Test multiple microservice health endpoints:

http://user-service.production.svc.cluster.local:8080/actuator/health
http://order-service.production.svc.cluster.local:8080/actuator/health
http://inventory-service.production.svc.cluster.local:8080/actuator/health

Use Case 2: API Gateway Endpoint Testing

Test API gateway routes that are more likely to generate a useful trace:

http://api-gateway.production.svc.cluster.local:8080/api/v1/users
http://api-gateway.production.svc.cluster.local:8080/api/v1/orders
http://api-gateway.production.svc.cluster.local:8080/api/v1/products

Use Case 3: Database Connection Testing

While ThousandEyes is primarily for HTTP testing, you can test database proxies:

# Test PgBouncer or database HTTP management interfaces
http://pgbouncer.production.svc.cluster.local:8080/stats
http://redis-exporter.production.svc.cluster.local:9121/metrics

Use Case 4: External Service Dependencies

One of the most valuable capabilities of the in-cluster ThousandEyes agent is monitoring your application’s external dependencies from the same network perspective as your services.
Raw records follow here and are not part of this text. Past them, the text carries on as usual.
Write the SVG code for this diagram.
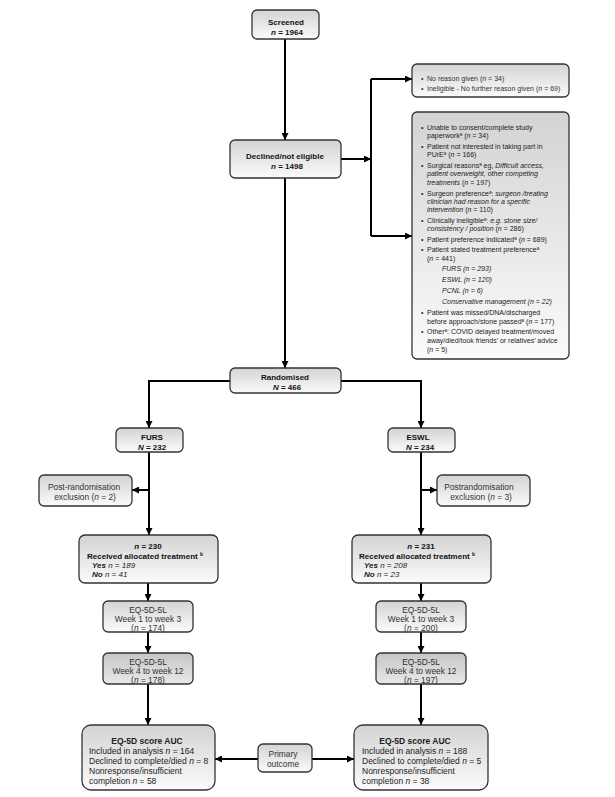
<svg xmlns="http://www.w3.org/2000/svg" width="615" height="797" viewBox="0 0 615 797">
<defs>
<linearGradient id="g" x1="0" y1="0" x2="0" y2="1"><stop offset="0" stop-color="#d3d3d3"/><stop offset="1" stop-color="#fbfbfb"/></linearGradient>
<linearGradient id="g2" x1="0" y1="0" x2="0" y2="1"><stop offset="0" stop-color="#c6c6c6"/><stop offset="1" stop-color="#e8e8e8"/></linearGradient>
<marker id="ah" viewBox="0 0 10 10" refX="10" refY="5" markerWidth="3.5" markerHeight="3.5" orient="auto" markerUnits="strokeWidth"><path d="M0,0L10,5L0,10z" fill="#000"/></marker>
<style>
.box{fill:url(#g);stroke:#333;stroke-width:1.3}
.box2{fill:url(#g2);stroke:#333;stroke-width:1.3}
text{font-family:"Liberation Sans",Arial,sans-serif;fill:#222}
.b{font-weight:bold;font-size:8px;fill:#111}
.m{font-size:8.4px;fill:#333}
.s{font-size:7px;fill:#333}
.l{font-size:8.5px;fill:#222}
.i{font-style:italic}
.c{stroke:#000;stroke-width:2;fill:none}
.ca{stroke:#000;stroke-width:2;fill:none;marker-end:url(#ah)}
</style>
</defs>

<g id="connectors">
<path class="ca" d="M285,39V140"/>
<path class="ca" d="M341,159H371"/>
<path class="c" d="M371,79V236"/>
<path class="ca" d="M371,79H412"/>
<path class="ca" d="M371,236H412"/>
<path class="ca" d="M285,178V368"/>
<path class="c" d="M230,381H149"/>
<path class="ca" d="M149,380V428"/>
<path class="c" d="M341,381H421"/>
<path class="ca" d="M421,380V428"/>
<path class="ca" d="M149,452V535"/>
<path class="ca" d="M149,490H132"/>
<path class="ca" d="M421,452V535"/>
<path class="ca" d="M421,490H437"/>
<path class="ca" d="M148,583V601"/>
<path class="ca" d="M148,632V653"/>
<path class="ca" d="M148,684V725"/>
<path class="ca" d="M421,583V601"/>
<path class="ca" d="M421,632V653"/>
<path class="ca" d="M421,684V725"/>
<path class="ca" d="M258,759H215"/>
<path class="ca" d="M312,759H354"/>
</g>

<g id="screened">
<rect class="box" x="252" y="10" width="67" height="29" rx="5"/>
<text class="b" x="286" y="25" text-anchor="middle">Screened</text>
<text class="b" x="287" y="35" text-anchor="middle"><tspan class="i">n</tspan> = 1964</text>
</g>

<g id="declined">
<rect class="box" x="230" y="140" width="111" height="38" rx="5"/>
<text class="b" x="285" y="159" text-anchor="middle">Declined/not eligible</text>
<text class="b" x="287" y="169" text-anchor="middle"><tspan class="i">n</tspan> = 1498</text>
</g>

<g id="reasons1">
<rect class="box" x="412" y="64" width="157" height="33" rx="5"/>
<text class="s" x="421" y="80.5">•</text>
<text class="s" x="427" y="80.5">No reason given (<tspan class="i">n</tspan> = 34)</text>
<text class="s" x="421" y="90.5">•</text>
<text class="s" x="427" y="90.5">Ineligible - No further reason given (<tspan class="i">n</tspan> = 69)</text>
</g>

<g id="reasons2">
<rect class="box" x="412" y="112" width="157" height="247" rx="5"/>
<g class="s">
<text x="421" y="129.5">•</text>
<text x="427" y="129.5">Unable to consent/complete study</text>
<text x="427" y="138">paperwork<tspan font-size="4.5" baseline-shift="super">a</tspan> (<tspan class="i">n</tspan> = 34)</text>
<text x="421" y="148.5">•</text>
<text x="427" y="148.5">Patient not interested in taking part in</text>
<text x="427" y="157">PUrE<tspan font-size="4.5" baseline-shift="super">a</tspan> (<tspan class="i">n</tspan> = 166)</text>
<text x="421" y="167.5">•</text>
<text x="427" y="167.5">Surgical reasons<tspan font-size="4.5" baseline-shift="super">a</tspan> eg, <tspan class="i">Difficult access,</tspan></text>
<text x="427" y="176" class="i">patient overweight, other competing</text>
<text x="427" y="184.5"><tspan class="i">treatments</tspan> (<tspan class="i">n</tspan> = 197)</text>
<text x="421" y="195.5">•</text>
<text x="427" y="195.5">Surgeon preference<tspan font-size="4.5" baseline-shift="super">a</tspan>: <tspan class="i">surgeon /treating</tspan></text>
<text x="427" y="204" class="i">clinician had reason for a specific</text>
<text x="427" y="212"><tspan class="i">intervention</tspan> (<tspan class="i">n</tspan> = 110)</text>
<text x="421" y="222.5">•</text>
<text x="427" y="222.5">Clinically ineligible<tspan font-size="4.5" baseline-shift="super">a</tspan>: <tspan class="i">e.g. stone size/</tspan></text>
<text x="427" y="231"><tspan class="i">consistency / position</tspan> (<tspan class="i">n</tspan> = 286)</text>
<text x="421" y="241.5">•</text>
<text x="427" y="241.5">Patient preference indicated<tspan font-size="4.5" baseline-shift="super">a</tspan> (<tspan class="i">n</tspan> = 689)</text>
<text x="421" y="251.5">•</text>
<text x="427" y="251.5">Patient stated treatment preference<tspan font-size="4.5" baseline-shift="super">a</tspan></text>
<text x="427" y="260.5">(<tspan class="i">n</tspan> = 441)</text>
<text x="442" y="270.5" class="i">FURS (n = 293)</text>
<text x="442" y="282" class="i">ESWL (n = 120)</text>
<text x="442" y="292.5" class="i">PCNL (n = 6)</text>
<text x="442" y="303.5" class="i">Conservative management (n = 22)</text>
<text x="421" y="314.5">•</text>
<text x="427" y="314.5">Patient was missed/DNA/discharged</text>
<text x="427" y="323.5">before approach/stone passed<tspan font-size="4.5" baseline-shift="super">a</tspan> (<tspan class="i">n</tspan> = 177)</text>
<text x="421" y="333.5">•</text>
<text x="427" y="333.5">Other<tspan font-size="4.5" baseline-shift="super">a</tspan>: COVID delayed treatment/moved</text>
<text x="427" y="342.5">away/died/took friends’ or relatives’ advice</text>
<text x="427" y="351.5">(<tspan class="i">n</tspan> = 5)</text>
</g>
</g>

<g id="randomised">
<rect class="box" x="230" y="368" width="111" height="25" rx="5"/>
<text class="b" x="285" y="380" text-anchor="middle">Randomised</text>
<text class="b" x="287" y="390" text-anchor="middle"><tspan class="i">N</tspan> = 466</text>
</g>

<g id="furs">
<rect class="box" x="116" y="428" width="67" height="24" rx="5"/>
<text class="b" x="152" y="440" text-anchor="middle">FURS</text>
<text class="b" x="152" y="450" text-anchor="middle"><tspan class="i">N</tspan> = 232</text>
</g>

<g id="eswl">
<rect class="box" x="388" y="428" width="67" height="24" rx="5"/>
<text class="b" x="418" y="440" text-anchor="middle">ESWL</text>
<text class="b" x="420" y="450" text-anchor="middle"><tspan class="i">N</tspan> = 234</text>
</g>

<g id="excl-furs">
<rect class="box" x="39" y="475" width="93" height="31" rx="5"/>
<text class="m" x="84" y="490" text-anchor="middle">Post-randomisation</text>
<text class="m" x="85" y="500" text-anchor="middle">exclusion (<tspan class="i">n</tspan> = 2)</text>
</g>

<g id="excl-eswl">
<rect class="box" x="437" y="475" width="93" height="31" rx="5"/>
<text class="m" x="479" y="490" text-anchor="middle">Postrandomisation</text>
<text class="m" x="481" y="500" text-anchor="middle">exclusion (<tspan class="i">n</tspan> = 3)</text>
</g>

<g id="treat-furs">
<rect class="box" x="79" y="535" width="139" height="48" rx="6"/>
<text class="b" x="148" y="549" text-anchor="middle"><tspan class="i">n</tspan> = 230</text>
<text class="b" x="87" y="559">Received allocated treatment <tspan font-size="5" baseline-shift="super">b</tspan></text>
<text x="92" y="568" font-size="8" class="i"><tspan font-weight="bold">Yes</tspan> n  = 189</text>
<text x="92" y="577" font-size="8" class="i"><tspan font-weight="bold">No</tspan> n = 41</text>
</g>

<g id="treat-eswl">
<rect class="box" x="352" y="535" width="139" height="48" rx="6"/>
<text class="b" x="421" y="549" text-anchor="middle"><tspan class="i">n</tspan> = 231</text>
<text class="b" x="359" y="559">Received allocated treatment <tspan font-size="5" baseline-shift="super">b</tspan></text>
<text x="364" y="568" font-size="8" class="i"><tspan font-weight="bold">Yes</tspan> n = 208</text>
<text x="364" y="577" font-size="8" class="i"><tspan font-weight="bold">No</tspan> n = 23</text>
</g>

<g id="eq1-furs">
<rect class="box" x="103" y="601" width="90" height="31" rx="5"/>
<text class="m" x="148" y="613" text-anchor="middle">EQ-5D-5L</text>
<text class="m" x="148" y="622" text-anchor="middle">Week 1 to week 3</text>
<text class="m" x="148" y="631" text-anchor="middle">(<tspan class="i">n</tspan> = 174)</text>
</g>

<g id="eq2-furs">
<rect class="box2" x="103" y="653" width="90" height="31" rx="5"/>
<text class="m" x="148" y="665" text-anchor="middle">EQ-5D-5L</text>
<text class="m" x="148" y="674" text-anchor="middle">Week 4 to week 12</text>
<text class="m" x="148" y="683" text-anchor="middle">(<tspan class="i">n</tspan> = 178)</text>
</g>

<g id="eq1-eswl">
<rect class="box" x="376" y="601" width="90" height="31" rx="5"/>
<text class="m" x="421" y="613" text-anchor="middle">EQ-5D-5L</text>
<text class="m" x="421" y="622" text-anchor="middle">Week 1 to week 3</text>
<text class="m" x="421" y="631" text-anchor="middle">(<tspan class="i">n</tspan> = 200)</text>
</g>

<g id="eq2-eswl">
<rect class="box2" x="376" y="653" width="90" height="31" rx="5"/>
<text class="m" x="421" y="665" text-anchor="middle">EQ-5D-5L</text>
<text class="m" x="421" y="674" text-anchor="middle">Week 4 to week 12</text>
<text class="m" x="421" y="683" text-anchor="middle">(<tspan class="i">n</tspan> = 197)</text>
</g>

<g id="auc-furs">
<rect class="box" x="82" y="725" width="133" height="65" rx="9"/>
<text class="l" x="147" y="744" text-anchor="middle" font-weight="bold">EQ-5D score AUC</text>
<text class="l" x="89" y="754">Included in analysis <tspan class="i">n</tspan> = 164</text>
<text class="l" x="89" y="764">Declined to complete/died <tspan class="i">n</tspan> = 8</text>
<text class="l" x="89" y="774">Nonresponse/insufficient</text>
<text class="l" x="89" y="783.5">completion <tspan class="i">n</tspan> = 58</text>
</g>

<g id="primary">
<rect class="box" x="258" y="744" width="54" height="28" rx="5"/>
<text class="m" x="283" y="757" text-anchor="middle">Primary</text>
<text class="m" x="283" y="767" text-anchor="middle">outcome</text>
</g>

<g id="auc-eswl">
<rect class="box" x="354" y="725" width="134" height="65" rx="9"/>
<text class="l" x="415" y="744" text-anchor="middle" font-weight="bold">EQ-5D score AUC</text>
<text class="l" x="362" y="754">Included in analysis <tspan class="i">n</tspan> = 188</text>
<text class="l" x="362" y="764">Declined to complete/died <tspan class="i">n</tspan> = 5</text>
<text class="l" x="362" y="774">Nonresponse/insufficient</text>
<text class="l" x="362" y="783.5">completion <tspan class="i">n</tspan> = 38</text>
</g>
</svg>
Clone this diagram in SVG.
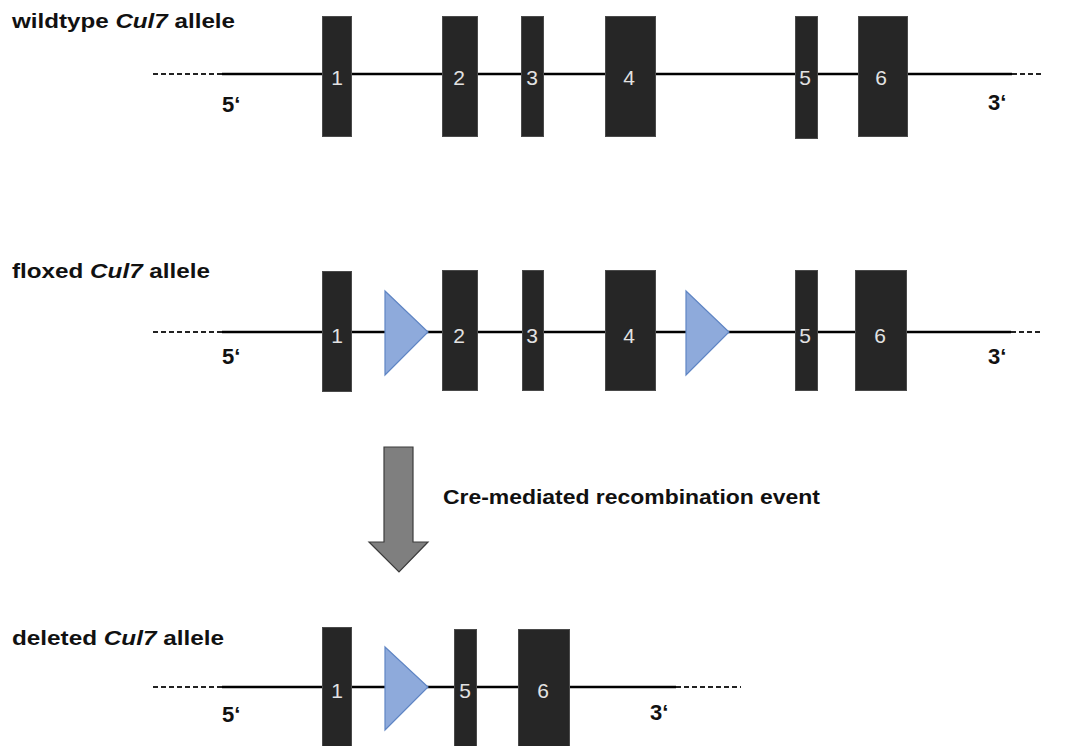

This helps identify whether issues originate from your infrastructure, network path, or the external service itself.

Testing Payment Gateways

Create tests for critical payment gateway endpoints to ensure availability and performance:

Stripe API:

# Via ThousandEyes UI
Test Name: [External] Stripe API Health
URL: https://api.stripe.com/healthcheck
Interval: 2 minutes
Agents: Your Kubernetes Enterprise Agent
Expected Response: 200

PayPal API:

Test Name: [External] PayPal API Health
URL: https://api.paypal.com/v1/notifications/webhooks
Interval: 2 minutes
Agents: Your Kubernetes Enterprise Agent
Expected Response: 401 (authentication required, but endpoint is reachable)

Via ThousandEyes API:

curl -X POST https://api.thousandeyes.com/v6/tests/http-server/new \
  -H "Content-Type: application/json" \
  -H "Authorization: Bearer $BEARER_TOKEN" \
  -d '{
    "testName": "[External] Stripe API Availability",
    "url": "https://api.stripe.com/healthcheck",
    "interval": 120,
    "agents": [
      {"agentId": "<your-k8s-agent-id>"}
    ],
    "httpTimeLimit": 5000,
    "targetResponseTime": 2000,
    "alertsEnabled": 1
  }'

Why Monitor External Dependencies?

Proactive Issue Detection: Know about payment gateway outages before your customers report them
Network Path Validation: Ensure your Kubernetes egress network can reach external services
Performance Baseline: Track latency from your cluster to external APIs
Compliance & SLA Monitoring: Verify third-party services meet their SLA commitments
Root Cause Analysis: Quickly determine if issues are network-related, your infrastructure, or the external provider

Recommended External Services to Monitor

Payment Processors: Stripe, PayPal, Square, Braintree
Authentication Providers: Auth0, Okta, Azure AD
Email Services: SendGrid, Mailgun, AWS SES
SMS/Communications: Twilio, MessageBird
CDN Endpoints: Cloudflare, Fastly, Akamai
Cloud Storage: AWS S3, Google Cloud Storage, Azure Blob Storage
Third-Party APIs: Any critical business partner APIs

Best Practice

Use the [External] prefix in test names to easily distinguish between internal Kubernetes services and external dependencies in your dashboards.

Best Practices

Use Consistent Naming: Prefix test names with [K8s] or [Internal] for easy filtering
Test Health Endpoints First: Start with /health or /readiness endpoints before testing business logic
Set Appropriate Intervals: Use shorter intervals (1-2 minutes) for critical services
Tag Tests: Use ThousandEyes labels/tags to group tests by:
- Environment (dev, staging, production)
- Service type (API, database, cache)
- Team ownership
Monitor Test Agent Health: Ensure the ThousandEyes agent pod is healthy and has sufficient resources
Use Both Test Types: Pair a simple availability test with a trace-enabled business transaction test for each critical service path
Correlate with APM: Create Splunk dashboards that show both synthetic and APM data side-by-side
Use Instrumented Backends for Trace Labs: Distributed tracing works best when the ThousandEyes target is an HTTP Server or API endpoint backed by OpenTelemetry-instrumented services

Tip

By testing internal services before they’re exposed externally, you can catch issues early and ensure your infrastructure is healthy before user traffic reaches it.